Problem description: Transcribe the material verbatim in full; the pictures do not belong in the copy.

--- Material provided ---

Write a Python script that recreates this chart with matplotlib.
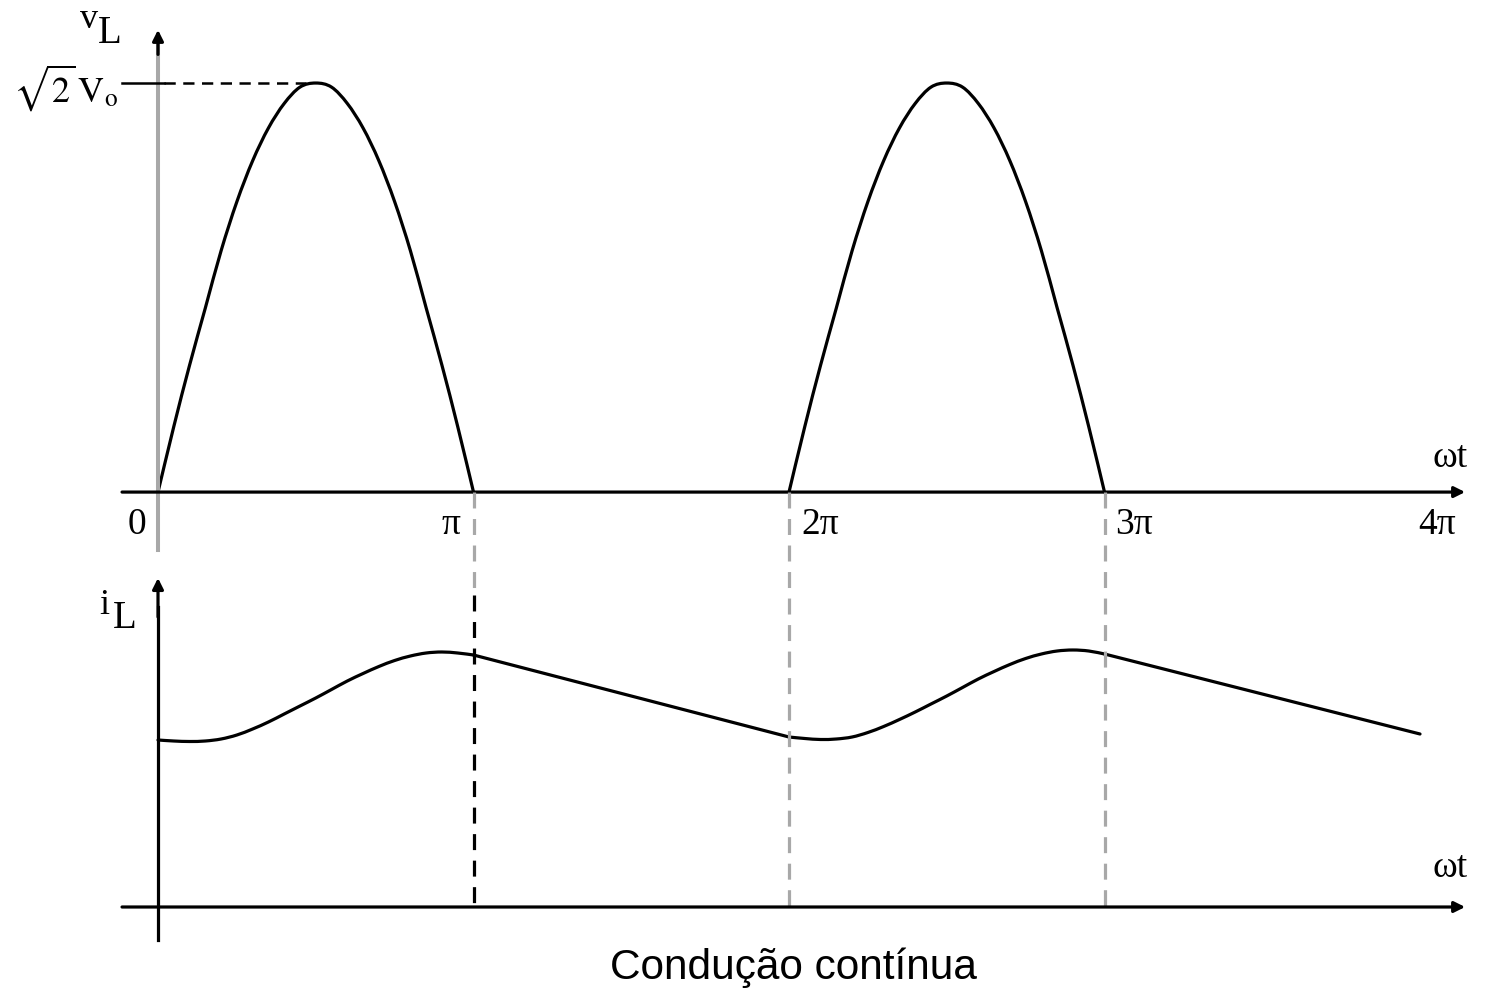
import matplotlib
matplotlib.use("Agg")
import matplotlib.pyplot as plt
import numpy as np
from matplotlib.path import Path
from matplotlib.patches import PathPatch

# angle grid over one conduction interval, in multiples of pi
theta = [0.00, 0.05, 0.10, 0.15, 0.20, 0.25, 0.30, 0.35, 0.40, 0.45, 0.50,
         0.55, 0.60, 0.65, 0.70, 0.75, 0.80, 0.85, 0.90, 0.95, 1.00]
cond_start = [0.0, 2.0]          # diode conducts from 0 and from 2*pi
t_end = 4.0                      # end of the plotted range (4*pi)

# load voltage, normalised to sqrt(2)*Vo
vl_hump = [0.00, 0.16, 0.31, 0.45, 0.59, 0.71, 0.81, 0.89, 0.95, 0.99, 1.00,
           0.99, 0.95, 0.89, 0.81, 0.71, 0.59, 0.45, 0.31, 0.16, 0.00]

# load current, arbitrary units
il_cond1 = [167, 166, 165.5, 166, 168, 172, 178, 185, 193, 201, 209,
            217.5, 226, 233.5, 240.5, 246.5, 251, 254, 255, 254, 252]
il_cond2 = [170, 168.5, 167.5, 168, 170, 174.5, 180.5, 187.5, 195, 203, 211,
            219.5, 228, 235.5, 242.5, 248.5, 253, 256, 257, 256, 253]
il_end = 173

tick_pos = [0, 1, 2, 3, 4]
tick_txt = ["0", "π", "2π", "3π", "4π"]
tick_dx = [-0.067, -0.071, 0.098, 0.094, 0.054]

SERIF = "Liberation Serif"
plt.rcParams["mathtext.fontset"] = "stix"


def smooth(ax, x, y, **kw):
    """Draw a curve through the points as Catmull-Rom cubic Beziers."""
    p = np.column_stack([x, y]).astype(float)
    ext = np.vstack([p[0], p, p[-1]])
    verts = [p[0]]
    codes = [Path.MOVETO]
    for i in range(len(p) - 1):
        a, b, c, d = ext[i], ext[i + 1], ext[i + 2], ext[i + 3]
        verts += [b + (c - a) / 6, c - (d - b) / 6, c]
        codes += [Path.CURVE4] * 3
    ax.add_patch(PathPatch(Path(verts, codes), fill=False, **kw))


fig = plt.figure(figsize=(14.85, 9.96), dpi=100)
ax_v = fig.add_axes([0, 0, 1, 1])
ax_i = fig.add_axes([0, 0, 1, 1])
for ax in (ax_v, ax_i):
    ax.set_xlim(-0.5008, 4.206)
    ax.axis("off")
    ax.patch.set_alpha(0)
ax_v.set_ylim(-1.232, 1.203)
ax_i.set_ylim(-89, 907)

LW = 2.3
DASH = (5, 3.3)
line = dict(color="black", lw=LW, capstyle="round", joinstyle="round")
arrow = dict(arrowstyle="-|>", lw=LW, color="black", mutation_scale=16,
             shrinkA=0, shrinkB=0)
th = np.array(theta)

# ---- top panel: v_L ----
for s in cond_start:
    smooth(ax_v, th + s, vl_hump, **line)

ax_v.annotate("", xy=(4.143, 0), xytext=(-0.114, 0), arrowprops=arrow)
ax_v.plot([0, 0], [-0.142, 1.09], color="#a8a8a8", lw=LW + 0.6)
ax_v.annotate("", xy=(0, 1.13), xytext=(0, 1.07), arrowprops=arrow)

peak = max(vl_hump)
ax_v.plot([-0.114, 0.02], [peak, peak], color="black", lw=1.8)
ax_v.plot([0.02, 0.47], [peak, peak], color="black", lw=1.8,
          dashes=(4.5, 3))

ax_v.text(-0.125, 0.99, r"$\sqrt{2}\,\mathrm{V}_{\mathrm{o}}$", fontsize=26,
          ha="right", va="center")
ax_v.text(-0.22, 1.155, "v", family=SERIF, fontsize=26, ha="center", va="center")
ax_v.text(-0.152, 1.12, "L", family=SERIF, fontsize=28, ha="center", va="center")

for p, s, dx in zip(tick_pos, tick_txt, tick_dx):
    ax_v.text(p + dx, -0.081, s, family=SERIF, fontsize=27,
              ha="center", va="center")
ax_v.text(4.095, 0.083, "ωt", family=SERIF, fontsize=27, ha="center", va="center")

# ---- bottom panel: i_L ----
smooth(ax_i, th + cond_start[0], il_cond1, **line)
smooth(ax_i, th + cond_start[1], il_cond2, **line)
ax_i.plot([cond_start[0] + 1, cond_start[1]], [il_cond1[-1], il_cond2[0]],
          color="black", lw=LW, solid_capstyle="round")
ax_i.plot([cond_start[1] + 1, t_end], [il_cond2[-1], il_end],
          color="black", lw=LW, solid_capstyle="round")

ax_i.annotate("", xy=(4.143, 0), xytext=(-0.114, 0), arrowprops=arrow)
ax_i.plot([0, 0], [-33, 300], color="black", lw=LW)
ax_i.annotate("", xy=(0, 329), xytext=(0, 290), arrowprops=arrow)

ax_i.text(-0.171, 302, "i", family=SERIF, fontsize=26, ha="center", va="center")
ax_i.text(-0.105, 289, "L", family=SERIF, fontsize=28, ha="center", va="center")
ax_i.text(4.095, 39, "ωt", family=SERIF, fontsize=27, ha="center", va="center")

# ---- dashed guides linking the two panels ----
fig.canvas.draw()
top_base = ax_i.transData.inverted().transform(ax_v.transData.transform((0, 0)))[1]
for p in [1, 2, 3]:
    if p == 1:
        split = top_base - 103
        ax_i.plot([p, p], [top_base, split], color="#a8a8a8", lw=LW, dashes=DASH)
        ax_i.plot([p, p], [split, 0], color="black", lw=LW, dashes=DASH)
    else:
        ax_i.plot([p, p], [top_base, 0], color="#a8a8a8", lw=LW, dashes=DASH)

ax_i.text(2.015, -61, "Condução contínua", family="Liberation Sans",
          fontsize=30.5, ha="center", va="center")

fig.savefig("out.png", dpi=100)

---

Expected answer:
Write a Python script that recreates this chart with matplotlib.
import matplotlib
matplotlib.use("Agg")
import matplotlib.pyplot as plt
import numpy as np
from matplotlib.path import Path
from matplotlib.patches import PathPatch

# angle grid over one conduction interval, in multiples of pi
theta = [0.00, 0.05, 0.10, 0.15, 0.20, 0.25, 0.30, 0.35, 0.40, 0.45, 0.50,
         0.55, 0.60, 0.65, 0.70, 0.75, 0.80, 0.85, 0.90, 0.95, 1.00]
cond_start = [0.0, 2.0]          # diode conducts from 0 and from 2*pi
t_end = 4.0                      # end of the plotted range (4*pi)

# load voltage, normalised to sqrt(2)*Vo
vl_hump = [0.00, 0.16, 0.31, 0.45, 0.59, 0.71, 0.81, 0.89, 0.95, 0.99, 1.00,
           0.99, 0.95, 0.89, 0.81, 0.71, 0.59, 0.45, 0.31, 0.16, 0.00]

# load current, arbitrary units
il_cond1 = [167, 166, 165.5, 166, 168, 172, 178, 185, 193, 201, 209,
            217.5, 226, 233.5, 240.5, 246.5, 251, 254, 255, 254, 252]
il_cond2 = [170, 168.5, 167.5, 168, 170, 174.5, 180.5, 187.5, 195, 203, 211,
            219.5, 228, 235.5, 242.5, 248.5, 253, 256, 257, 256, 253]
il_end = 173

tick_pos = [0, 1, 2, 3, 4]
tick_txt = ["0", "π", "2π", "3π", "4π"]
tick_dx = [-0.067, -0.071, 0.098, 0.094, 0.054]

SERIF = "Liberation Serif"
plt.rcParams["mathtext.fontset"] = "stix"


def smooth(ax, x, y, **kw):
    """Draw a curve through the points as Catmull-Rom cubic Beziers."""
    p = np.column_stack([x, y]).astype(float)
    ext = np.vstack([p[0], p, p[-1]])
    verts = [p[0]]
    codes = [Path.MOVETO]
    for i in range(len(p) - 1):
        a, b, c, d = ext[i], ext[i + 1], ext[i + 2], ext[i + 3]
        verts += [b + (c - a) / 6, c - (d - b) / 6, c]
        codes += [Path.CURVE4] * 3
    ax.add_patch(PathPatch(Path(verts, codes), fill=False, **kw))


fig = plt.figure(figsize=(14.85, 9.96), dpi=100)
ax_v = fig.add_axes([0, 0, 1, 1])
ax_i = fig.add_axes([0, 0, 1, 1])
for ax in (ax_v, ax_i):
    ax.set_xlim(-0.5008, 4.206)
    ax.axis("off")
    ax.patch.set_alpha(0)
ax_v.set_ylim(-1.232, 1.203)
ax_i.set_ylim(-89, 907)

LW = 2.3
DASH = (5, 3.3)
line = dict(color="black", lw=LW, capstyle="round", joinstyle="round")
arrow = dict(arrowstyle="-|>", lw=LW, color="black", mutation_scale=16,
             shrinkA=0, shrinkB=0)
th = np.array(theta)

# ---- top panel: v_L ----
for s in cond_start:
    smooth(ax_v, th + s, vl_hump, **line)

ax_v.annotate("", xy=(4.143, 0), xytext=(-0.114, 0), arrowprops=arrow)
ax_v.plot([0, 0], [-0.142, 1.09], color="#a8a8a8", lw=LW + 0.6)
ax_v.annotate("", xy=(0, 1.13), xytext=(0, 1.07), arrowprops=arrow)

peak = max(vl_hump)
ax_v.plot([-0.114, 0.02], [peak, peak], color="black", lw=1.8)
ax_v.plot([0.02, 0.47], [peak, peak], color="black", lw=1.8,
          dashes=(4.5, 3))

ax_v.text(-0.125, 0.99, r"$\sqrt{2}\,\mathrm{V}_{\mathrm{o}}$", fontsize=26,
          ha="right", va="center")
ax_v.text(-0.22, 1.155, "v", family=SERIF, fontsize=26, ha="center", va="center")
ax_v.text(-0.152, 1.12, "L", family=SERIF, fontsize=28, ha="center", va="center")

for p, s, dx in zip(tick_pos, tick_txt, tick_dx):
    ax_v.text(p + dx, -0.081, s, family=SERIF, fontsize=27,
              ha="center", va="center")
ax_v.text(4.095, 0.083, "ωt", family=SERIF, fontsize=27, ha="center", va="center")

# ---- bottom panel: i_L ----
smooth(ax_i, th + cond_start[0], il_cond1, **line)
smooth(ax_i, th + cond_start[1], il_cond2, **line)
ax_i.plot([cond_start[0] + 1, cond_start[1]], [il_cond1[-1], il_cond2[0]],
          color="black", lw=LW, solid_capstyle="round")
ax_i.plot([cond_start[1] + 1, t_end], [il_cond2[-1], il_end],
          color="black", lw=LW, solid_capstyle="round")

ax_i.annotate("", xy=(4.143, 0), xytext=(-0.114, 0), arrowprops=arrow)
ax_i.plot([0, 0], [-33, 300], color="black", lw=LW)
ax_i.annotate("", xy=(0, 329), xytext=(0, 290), arrowprops=arrow)

ax_i.text(-0.171, 302, "i", family=SERIF, fontsize=26, ha="center", va="center")
ax_i.text(-0.105, 289, "L", family=SERIF, fontsize=28, ha="center", va="center")
ax_i.text(4.095, 39, "ωt", family=SERIF, fontsize=27, ha="center", va="center")

# ---- dashed guides linking the two panels ----
fig.canvas.draw()
top_base = ax_i.transData.inverted().transform(ax_v.transData.transform((0, 0)))[1]
for p in [1, 2, 3]:
    if p == 1:
        split = top_base - 103
        ax_i.plot([p, p], [top_base, split], color="#a8a8a8", lw=LW, dashes=DASH)
        ax_i.plot([p, p], [split, 0], color="black", lw=LW, dashes=DASH)
    else:
        ax_i.plot([p, p], [top_base, 0], color="#a8a8a8", lw=LW, dashes=DASH)

ax_i.text(2.015, -61, "Condução contínua", family="Liberation Sans",
          fontsize=30.5, ha="center", va="center")

fig.savefig("out.png", dpi=100)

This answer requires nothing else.